Mother next asserts that it would violate principles of procedural due process for us to conclude that the procedural bar in ORS 419B.923(3) renders this appeal moot. For reasons similar to those stated in B. A. S./J. S. , we reject that argument. In particular, as we recognized in B. A. S./J. S. , there are procedural mechanisms to maintain the status quo during the pendency of an appeal to protect the rights of the appellant. Mother could have, for example, requested the juvenile court to enjoin DHS from consenting to A's adoption under ORS 419B.527 during the pendency of the appeal. Mother has not demonstrated persuasively that such procedures are inadequate to comport with due process.

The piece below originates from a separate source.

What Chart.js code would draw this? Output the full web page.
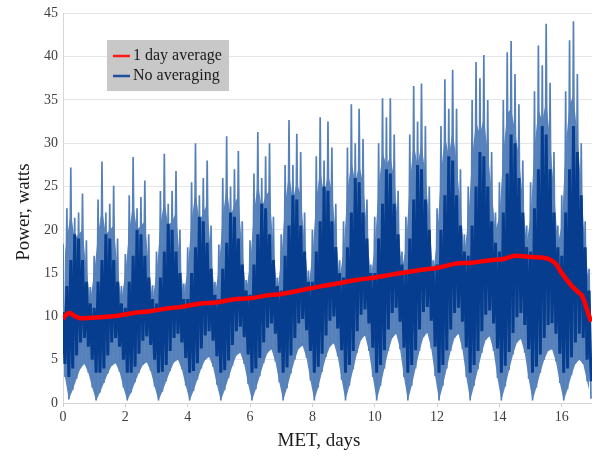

Finally, mother argues that this appeal is not moot because, in her view, a favorable resolution would mean that the adoption of A would have to be invalidated. But, as we *53have explained, the juvenile court has neither statutory nor inherent authority to set aside the termination judgment under the circumstances of this case. In the absence of such authority, resolution of the merits of this appeal cannot have the effect of invalidating the adoption.
For the above reasons, the grant of the petition for A's adoption renders this appeal moot.
Appeal dismissed.
In Wimber , the court addressed both the scope of a court's authority to set aside a judgment for fraud under ORCP 71 B(1)(c), as well as the scope of a trial court's inherent authority to set aside a judgment for fraud. We concluded that, under both ORCP 71 B and the court's inherent authority, a court had the authority to set aside a judgment for extrinsic fraud only. Wimber , 109 Or. App. at 146, 818 P.2d 954. In 2012, ORCP 71 B was amended to specify that a judgment may be set aside under that provision on the basis of fraud "whether previously called intrinsic or extrinsic." ORCP 71 B(1)(c). The amendment to ORCP 71 B does not affect our holding in Wimber as to the scope of a court's inherent authority.